Hancock County said it also disagreed with the notion that the companies could use eminent domain to build the pipeline if landowners did not sign easements.
“Eminent domain is the government’s power to take private property for public benefit,” the board wrote in its letter. “The question that arises is how (Summit), a private company, is serving a public purpose.”
Iowa is soliciting public feedback on locating the proposed pipeline project through the end of the month ahead of an April 12 meeting in Des Moines.
In South Dakota, where the matter was considered by the Public Utilities Commission in a series of recent public hearings, McPherson County adopted a moratorium on new pipelines being built.

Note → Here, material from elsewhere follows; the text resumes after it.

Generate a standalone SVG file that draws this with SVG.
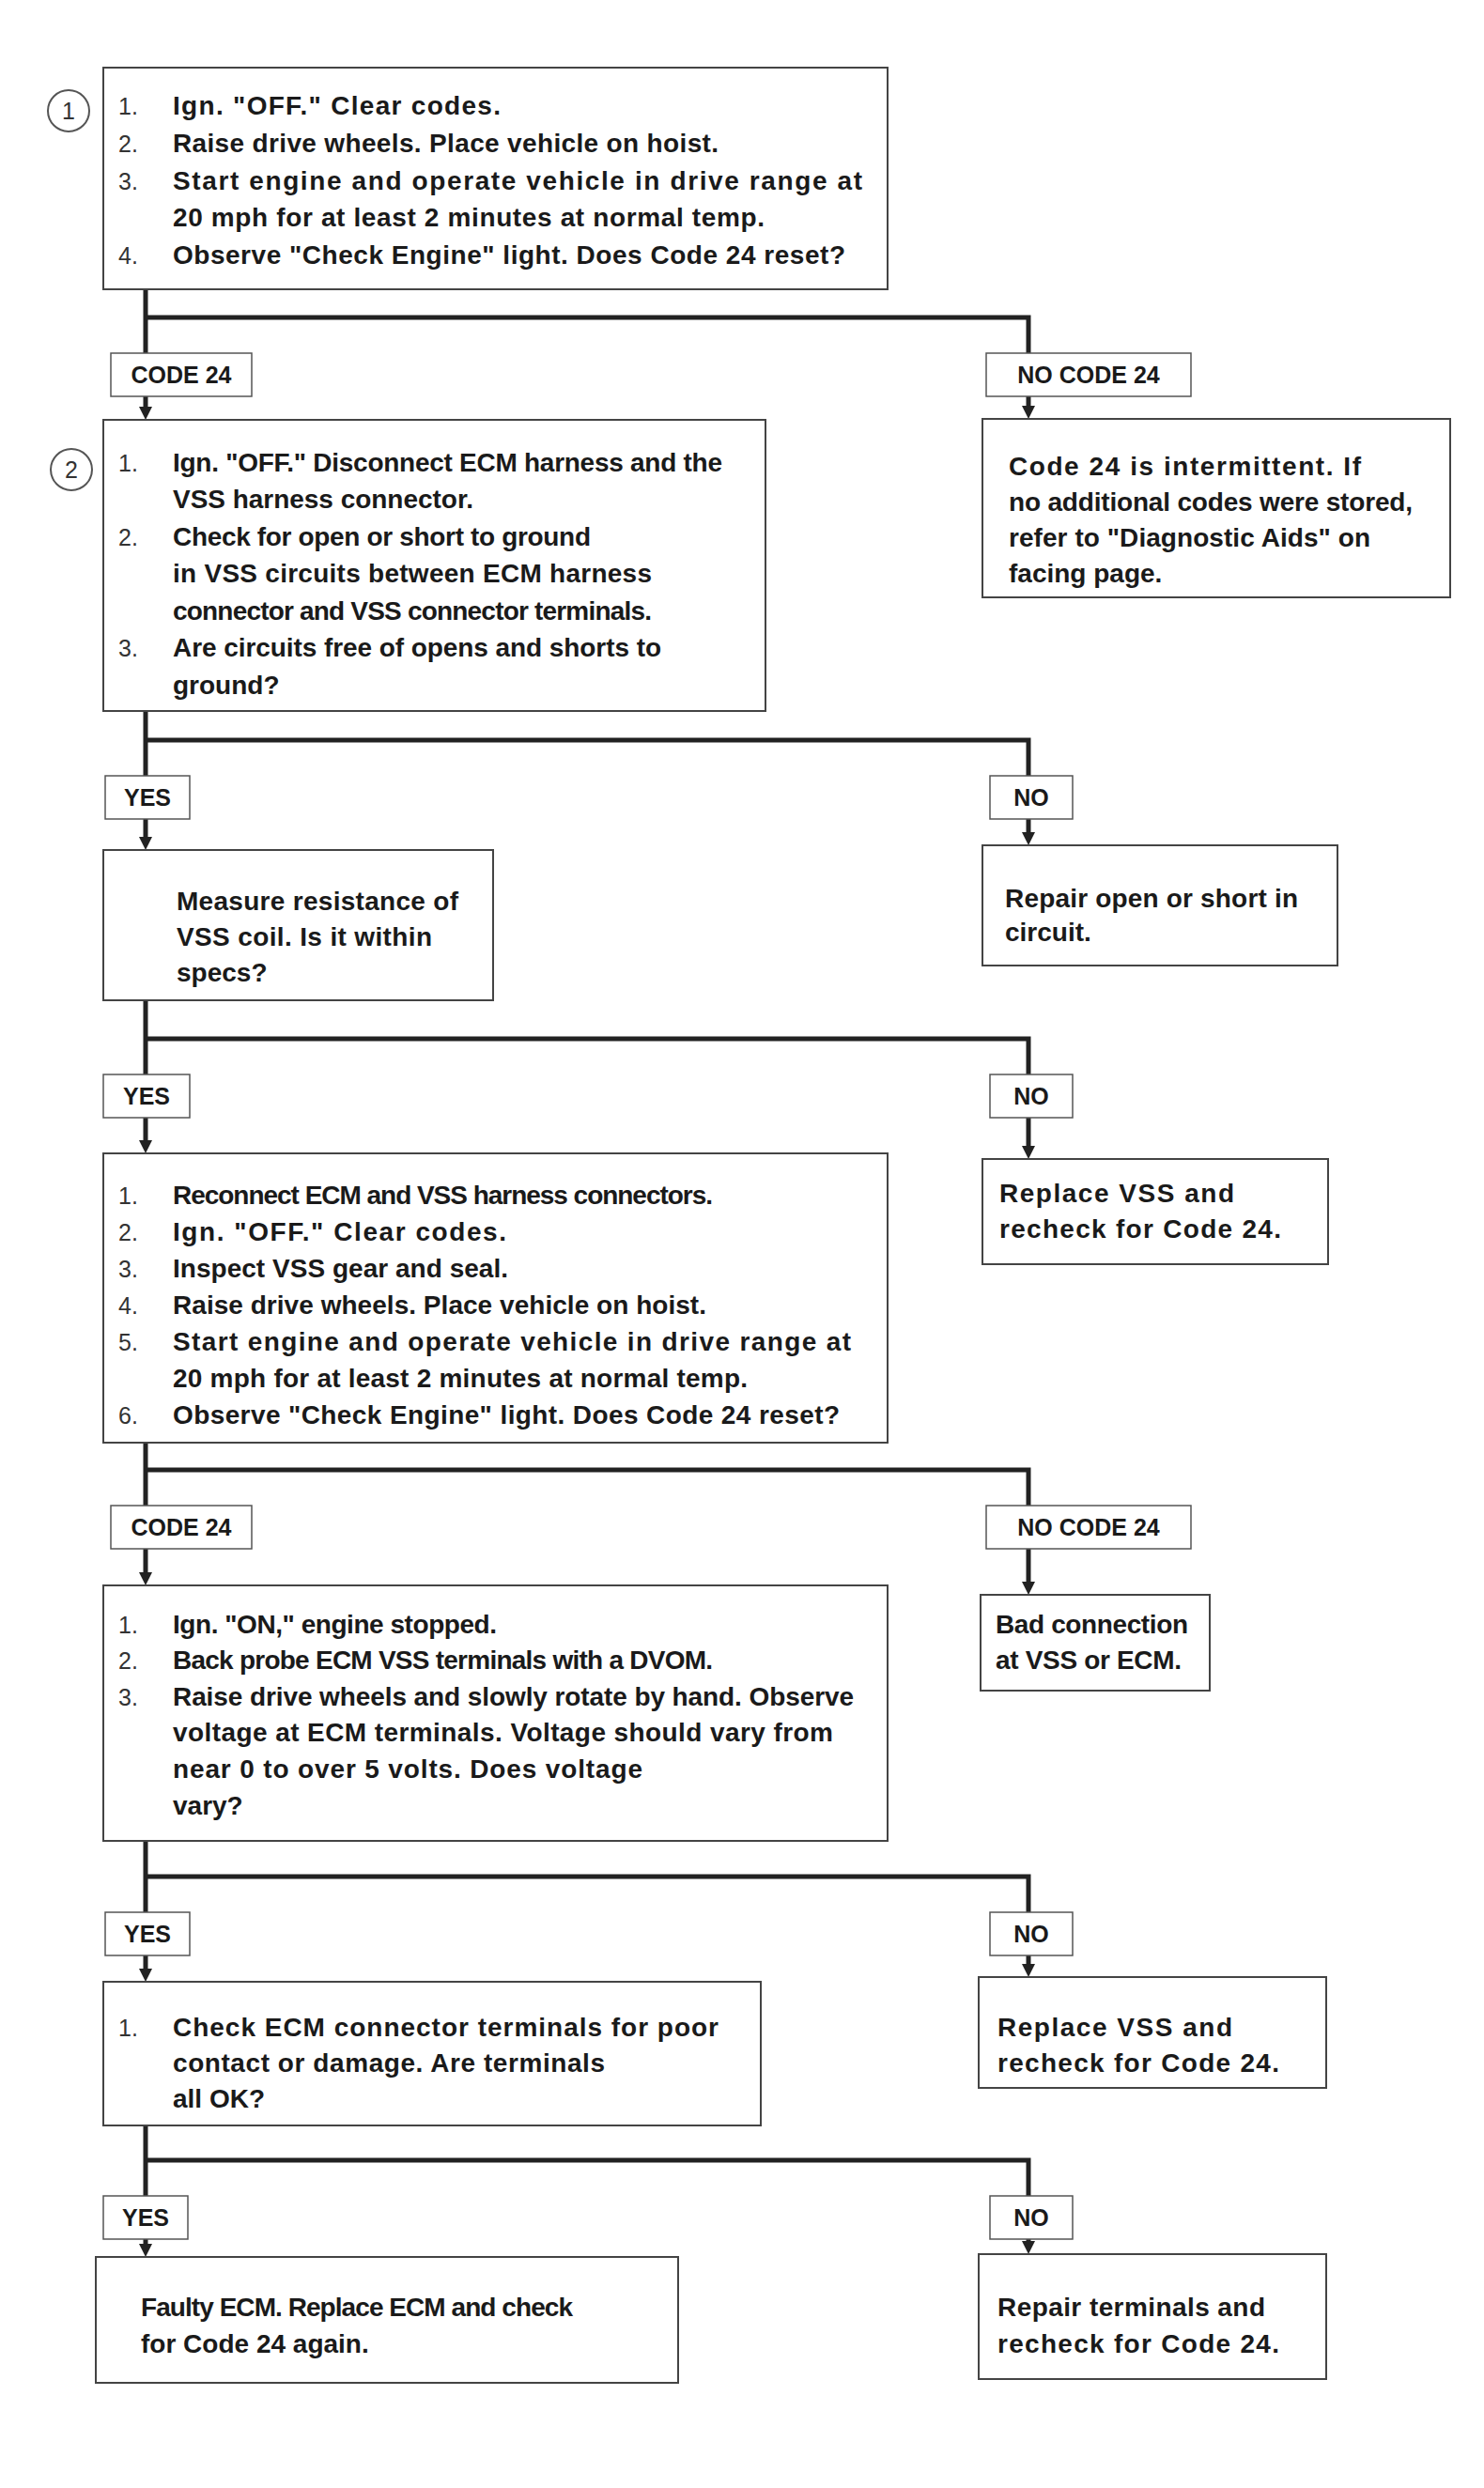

“Nearly all of the concerns surrounding the pipeline were regarding both the short-term and long-term safety of the project and the possible health risks thereby associated,” the McPherson County Board of Commissioners wrote to the state utility board Jan. 11.
Summit Carbon Solutions filed for a permit with South Dakota on Feb. 7. The commission will have a year to decide whether to grant permission for the project.
Show of hands
Back in Holt County, after more than an hour of public comment, Chairman Bill Tielke said the board planned to forge ahead with updating its planning and zoning regulations.
“Everybody recognizes the fact that our comprehensive plan is outdated,” Tielke said, adding he didn’t see a reason to hold off considering any new projects in the meantime.
The current planning and zoning process affords opportunities for public comment and due process to companies requesting a conditional-use permit, Tielke added.
Asking for a show of hands, Tielke said the board wanted to gauge who at the meeting was supportive of several options being entertained by the board.
Twenty-two people raised their hand in support of an 18-month moratorium on any new industrial pipelines, wind and solar energy projects.
More than 40 people raised their hand when asked if they wanted to scrap the proposed moratorium altogether.
Following the informal vote, and with limited discussion, the Holt County supervisors unanimously struck down the planned moratorium passed by the planning and zoning commission.
Tielke, before the vote, read a line from a column by Nevil Speer, a writer for several beef industry magazines, which he said reflected his thoughts on regulation.
“The private sector evolves because that’s what makes sense for business,” Tielke read from Speer’s column. “And regardless how good intentions may be, government generally fails at making things better.”
New regulation, he added, is rarely created without unintended consequences.
After their initial contact with Summit, when they denied the company permission to survey their land, the Crumlys say they aren’t sure whether the plan is for the pipeline to cross their property or not.
The last time they heard from the company was from the land agent, who told them they were no longer on the route and asked how to contact their son, who lives nearby.
Jeanne Crumly refused to give out the number.
Then, the same week that the planning and zoning commission passed its moratorium, an envelope with Summit’s return address in Ames, Iowa, landed in their mailbox.
“Dear Landowner,” it begins. “We appreciate your involvement in this project. Our top priorities are to be transparent and to make sure we do the right thing for landowners for the benefit of Nebraska agriculture.
“We firmly believe this project will positively impact farmer profitability and farmland values for decades to come.”
The Crumlys said the uncertainty — are they or aren’t they on the route, and if they are, does Summit plan to use eminent domain against them? — brings back memories of dealing with TC Energy.
“I don’t know — are we part of it or not?” Ron Crumly asked. “Then it hearkens back to that same sense where they just tell you what they’re going to do instead of converse with you.”
“You just have to be vigilant,” Jeanne Crumly said.